▶ _WRITTEN REQUEST_: Keep only the lines where "chart" appears.

### MATERIAL PROVIDED

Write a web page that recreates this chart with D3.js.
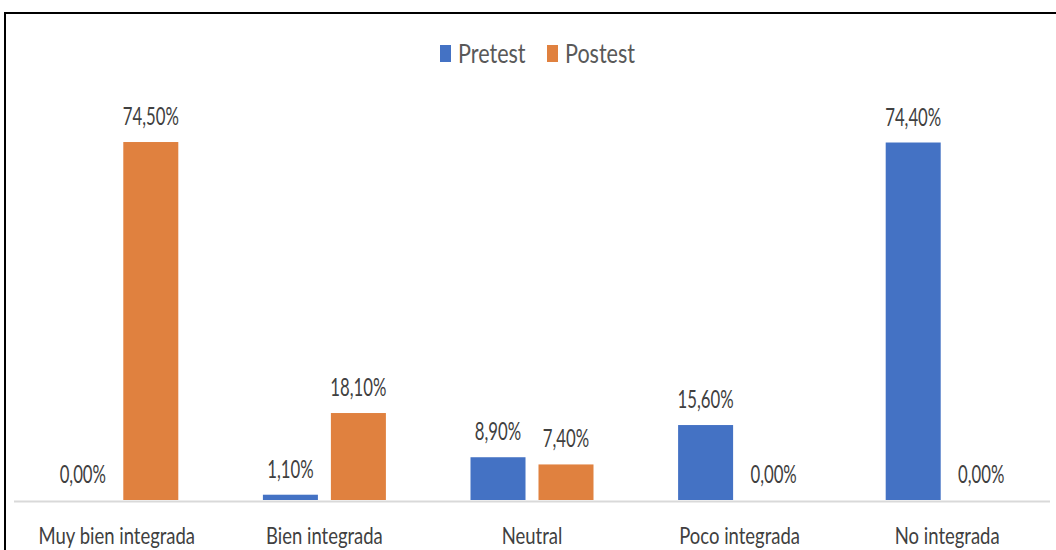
<!DOCTYPE html>
<html>
<head>
<meta charset="utf-8">
<script src="https://cdn.jsdelivr.net/npm/d3@7"></script>
<style>
  html, body { margin: 0; padding: 0; background: #ffffff; }
  svg { display: block; }
</style>
</head>
<body>
<svg id="chart"></svg>
<script>
const categories = ['Muy bien integrada', 'Bien integrada', 'Neutral', 'Poco integrada', 'No integrada'];
const seriesNames = ['Pretest', 'Postest'];
const pretest = [0.0, 1.1, 8.9, 15.6, 74.4];
const postest = [74.5, 18.1, 7.4, 0.0, 0.0];
const valueLabels = {
  Pretest: ['0,00%', '1,10%', '8,90%', '15,60%', '74,40%'],
  Postest: ['74,50%', '18,10%', '7,40%', '0,00%', '0,00%']
};

const WIDTH = 1056;
const HEIGHT = 550;
const COLORS = { Pretest: '#4472c4', Postest: '#e0813f' };
const FONT = 'Lato, "Open Sans", sans-serif';

const svg = d3.select('#chart')
  .attr('width', WIDTH)
  .attr('height', HEIGHT);

svg.append('rect')
  .attr('width', WIDTH)
  .attr('height', HEIGHT)
  .attr('fill', '#ffffff');

// chart frame, cut off by the right and bottom of the picture
svg.append('rect')
  .attr('x', 5)
  .attr('y', 13)
  .attr('width', 1080)
  .attr('height', 600)
  .attr('fill', 'none')
  .attr('stroke', '#000000')
  .attr('stroke-width', 2);

const x0 = d3.scaleBand()
  .domain(categories)
  .range([13, 1051]);

const x1 = d3.scaleBand()
  .domain(seriesNames)
  .range([-61.5, 61.5])
  .paddingInner(0.191);

const y = d3.scaleLinear()
  .domain([0, 80])
  .range([500, 115.6]);

const rows = categories.map((c, i) => ({
  category: c,
  values: [
    { key: 'Pretest', value: pretest[i], label: valueLabels.Pretest[i] },
    { key: 'Postest', value: postest[i], label: valueLabels.Postest[i] }
  ]
}));

// the source font is narrow and tall, so text is squeezed sideways
function squeezedText(parent, x, yPos, text, size, fill, sx, anchor) {
  parent.append('g')
    .attr('transform', `translate(${x},${yPos}) scale(${sx},1)`)
    .append('text')
    .attr('text-anchor', anchor || 'middle')
    .attr('font-family', FONT)
    .attr('font-size', size)
    .attr('fill', fill)
    .text(text);
}

const groups = svg.selectAll('g.cat')
  .data(rows)
  .join('g')
  .attr('class', 'cat')
  .attr('transform', d => `translate(${x0(d.category) + x0.bandwidth() / 2},0)`);

groups.selectAll('rect')
  .data(d => d.values)
  .join('rect')
  .attr('x', d => x1(d.key))
  .attr('y', d => y(d.value))
  .attr('width', x1.bandwidth())
  .attr('height', d => y(0) - y(d.value))
  .attr('fill', d => COLORS[d.key]);

groups.each(function (d) {
  const g = d3.select(this);
  d.values.forEach(v => {
    squeezedText(g, x1(v.key) + x1.bandwidth() / 2, y(v.value) - 17, v.label, 25, '#404040', 0.67);
  });
});

// baseline
svg.append('line')
  .attr('x1', 14)
  .attr('x2', 1050)
  .attr('y1', y(0) + 1.5)
  .attr('y2', y(0) + 1.5)
  .attr('stroke', '#d9d9d9')
  .attr('stroke-width', 2);

categories.forEach(c => {
  squeezedText(svg, x0(c) + x0.bandwidth() / 2, 544, c, 24, '#404040', 0.77);
});

// legend
const legendItems = [
  { key: 'Pretest', box: 440, text: 458 },
  { key: 'Postest', box: 547, text: 565 }
];
legendItems.forEach(item => {
  svg.append('rect')
    .attr('x', item.box)
    .attr('y', 45)
    .attr('width', 11)
    .attr('height', 17)
    .attr('fill', COLORS[item.key]);
  squeezedText(svg, item.text, 63, item.key, 26, '#595959', 0.83, 'start');
});
</script>
</body>
</html>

######

▶ _TASK OUTPUT_:
Write a web page that recreates this chart with D3.js.
<svg id="chart"></svg>
const svg = d3.select('#chart')
// chart frame, cut off by the right and bottom of the picture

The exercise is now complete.